According to the Wall Street Journal Law Blog, Ayman Abu Aita, the Palestinian Arab featured as a "terroist" in Sacha Baron Cohen's movie Brüno has sued NBC Universal and Sacha Baron Cohen for libel because. Why? Instaed of being a "terrorist" or member of the Al-Aqsa Martyrs Brigade, he says he's a peace loving grocer.

Ayman Abu Aita claims that he was the victim of libel because of a clip in the Brüno that features him as a "group leader of a terrorist group called Al-Aqsa Martyrs Brigade."

In the clip, Mr. Cohen's character attempts to convince Ayman Abu Aita to kidnap him. His character is a news reporter seeking fame. He hatches the kidnapping plan as a plot to become famous. Of course, Mr. Cohen's character is unsucessful in persuading Mr. Aita.

Mr. Aita claims in the Bruno lawsuit that he is not a member of the Al-Aqsa Martyrs Brigade, but rather a grocer who was convinced by Mr. Cohen that Mr. Cohen was a German film maker who was doing a documentary about the Palestinian cause.

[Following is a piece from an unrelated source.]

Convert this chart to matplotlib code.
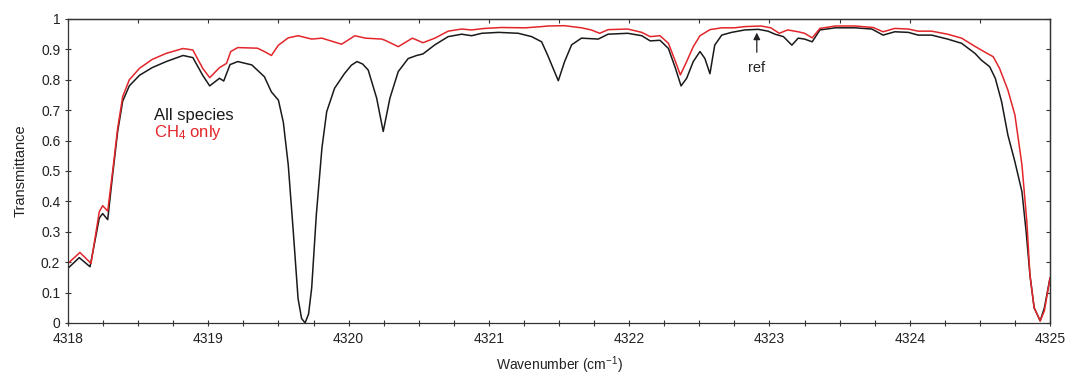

The complaint details how Mr. Aita is and has long been a member of The Holy Land Trust, committed to peace in the troubled region. This is a far cry from the terrorist image that Mr. Cohen portrays in Brüno.

In fact, the complaint claims that the interview between Mr. Cohen and Mr. Aita that took place at a "secret location" was actually held at the Everest Hotel, a sopt chosen by Mr. Cohen and located in the West Bank in military zone C. This type of military zone is under full control of the Israeli army. If Mr. Aita was indeed a known Palestinian terrorist, it would have been nearly impossible for him to have gained access to a hotel in such an Israeli military controlled area of the West Bank, let alone into the US (where he travelled to announce the filing of his suit with his attorney, who is a Greek Orthodox Christian).

As a result of the movie, Mr. Aita claims to have received multiple death threats, that his reputation in his community was ruined, and that he lost business in his family store.

If what Mr. Aita says in his complaint is true, the Bruno lawsuit could cause Mr. Cohen and NBC Universal to owe big money.

Ayman Abu Aita's suit seeks compensatory damages of at least $110 million dollars and requests in his complaint that the movie Brüno be taken out of commercial distribution.